It was great being back in Homer again. The town is another of my known favorites (there are probably plenty of favorite places in Alaska I just haven’t visited yet).

The town reminds me a lot of a little fishing community I used to go to growing up in California called Dillon Beach, specifically Lawson’s Landing. If you’re ever in Petaluma, California, I highly recommend taking the 40-minute trip west to visit it.

Anyway, Marti had managed to book us a sea taxi aboard Ashore Water Taxi & Freight with Dave Lyon and his dog Pika.

A Palo Alto, California native, Dave reminded me a lot of one of my uncles, another man who had spent plenty of time on a boat in the ocean. Dave’s first-mate and one of the most talkative dogs I’ve ever met, Pika had good enough sea legs to balance herself on the boat’s side railing without ever falling overboard.

Dave knew a thing or two about Kachemak Bay and plenty of being out on the open sea. We talked about the oyster farming industry and he knew a lot about Dillon Beach and its local oyster farms from growing in nearby Palo Alto. It was good talking with someone who knew a good deal about my old stomping grounds.

It had been awhile since I’d been on a boat, and I’m not talking about a cruise ship. Dave’s water taxi was a 20-foot skiff with an open deck and an enclosed cabin big enough to seat about a dozen people. Being onboard reminded me a lot of the sea adventures me and my father and brothers used to take when we were younger. The wind blowing in our face on a calm, clear day in Homer, not even the weakest of stomachs could have got sea sick that day.

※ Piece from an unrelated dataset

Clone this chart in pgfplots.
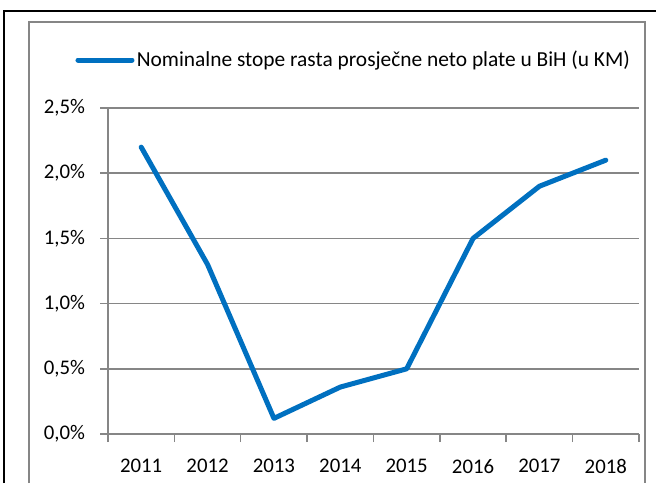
\documentclass[border=0pt]{standalone}
\usepackage{pgfplots}
\pgfplotsset{compat=1.18}
\usepackage{fontspec}
\setmainfont{Carlito}
\definecolor{lineblue}{HTML}{0070C0}
\definecolor{gridgray}{HTML}{868686}
\begin{document}
\begin{tikzpicture}
\useasboundingbox (0,0) rectangle (328pt,241.5pt);
\draw[black, line width=1pt] (2pt,0pt) -- (2pt,236pt) -- (328pt,236pt);
\draw[gridgray, line width=0.75pt] (14.5pt,0pt) -- (14.5pt,230.5pt) -- (322.5pt,230.5pt) -- (322.5pt,0pt);
\begin{axis}[
  at={(54pt,24.5pt)}, anchor=south west,
  scale only axis, width=265.5pt, height=163pt,
  xmin=-0.5, xmax=7.5, ymin=0, ymax=2.5,
  xtick={0,...,7},
  xticklabels={2011,2012,2013,2014,2015,2016,2017,2018},
  minor xtick={-0.5,0.5,...,7.5},
  ytick={0,0.5,...,2.5},
  /pgf/number format/assume math mode=true,
  yticklabel={\pgfmathprintnumber[fixed,fixed zerofill,precision=1,use comma]{\tick}\%},
  axis x line*=bottom, axis y line*=left,
  axis line style={gridgray, line width=0.75pt, -},
  tick align=outside,
  x tick style={draw=none},
  minor x tick style={draw=gridgray, line width=0.75pt},
  y tick style={draw=gridgray, line width=0.75pt},
  major tick length=4pt, minor tick length=4pt,
  ymajorgrids, grid style={gridgray, line width=0.75pt},
  tick label style={font=\fontsize{10.4}{12}\selectfont, text=black},
  xticklabel style={yshift=-5pt},
  yticklabel style={xshift=-4pt},
  legend style={at={(rel axis cs:-0.062,1.147)}, anchor=west, draw=none, fill=none,
    inner sep=0pt, font=\fontsize{10.7}{12}\selectfont,
    nodes={inner sep=1.2pt}},
  legend image code/.code={\draw[#1, line cap=round] (0pt,0pt) -- (27pt,0pt);},
  clip=false,
]
\addplot[lineblue, line width=2.5pt, line join=round, line cap=round] coordinates {
  (0,2.20) (1,1.30) (2,0.12) (3,0.36) (4,0.50) (5,1.50) (6,1.90) (7,2.10)
};
\addlegendentry{Nominalne stope rasta prosječne neto plate u BiH (u KM)}
\end{axis}
\end{tikzpicture}
\end{document}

The 10-minute ride across Kachemak Bay to Halibut Cove was not long enough for me, and I wanted to stay out longer. But we arrived at our destination nonetheless where we met Greg and Weatherly Bates, a husband and wife mussel farming team.

The Bates had crafted an innovative way of growing mussels in mass through an environmentally minded system called “mussel socking.” Essentially long lines (socks) are tethered to a plank above water and then caked with tiny baby mussel seeds. The lines are then lowered about 30 feet underwater where the baby mussels will latch onto the sock and naturally eat whatever tiny algae happening to float by. This goes on for about 15 to 20 months before Greg and Weatherly harvest them.

The couple tether about 40 or 50 of these socks to a large raft-like contraption that is anchored above water. They have three such rafts buoyed inside Halibut Cove. They hope each sock produces about 50 to 70 pounds of market size mussels.

When we arrived Weatherly told us they had just socked new mussel seeds that had spawned last summer. When the seeds are very small, it takes them longer to grow, and then when they hit a certain growth point, they start growing much faster underneath Kachemak’s cold, nutrient-rich waters.

The Bateses studied marine biology in Rhode Island where they met before moving out to Alaska like so many, to find adventure and opportunity. It looks like they found both.

Greg told me a similar model popular in Scotland inspired their farming method.  Seeing the demand in Alaska growing and no local supplier to satisfy it, Greg and Weatherly jump on the opportunity.

It seemed like Greg and Weatherly really loved what they were doing and truly believed in their business. And the proof it was working seemed pretty self-evident to me, but then again, everything I know about mussel farming I just wrote about.

I was in no hurry to leave Kachemak Bay, but we couldn’t stay long, so I did my best to savor the cold salty air as we rode back with Dave and Pika, taking pictures and basking in the sun. Indeed, I didn’t really want to leave Homer so soon, either, but we had to be back on the road early to be in Soldotna the next day, then onto Kenai and so on.

So it goes.

I managed to get out for a while after Halibut Cove. I watched the sunset into the ocean as eagles chased the other birds around while boats and yachts came and went from Kachemak. It’s really tough to leave Homer and I never look forward to it each time I visit, but I knew I’d return again. Of course I would.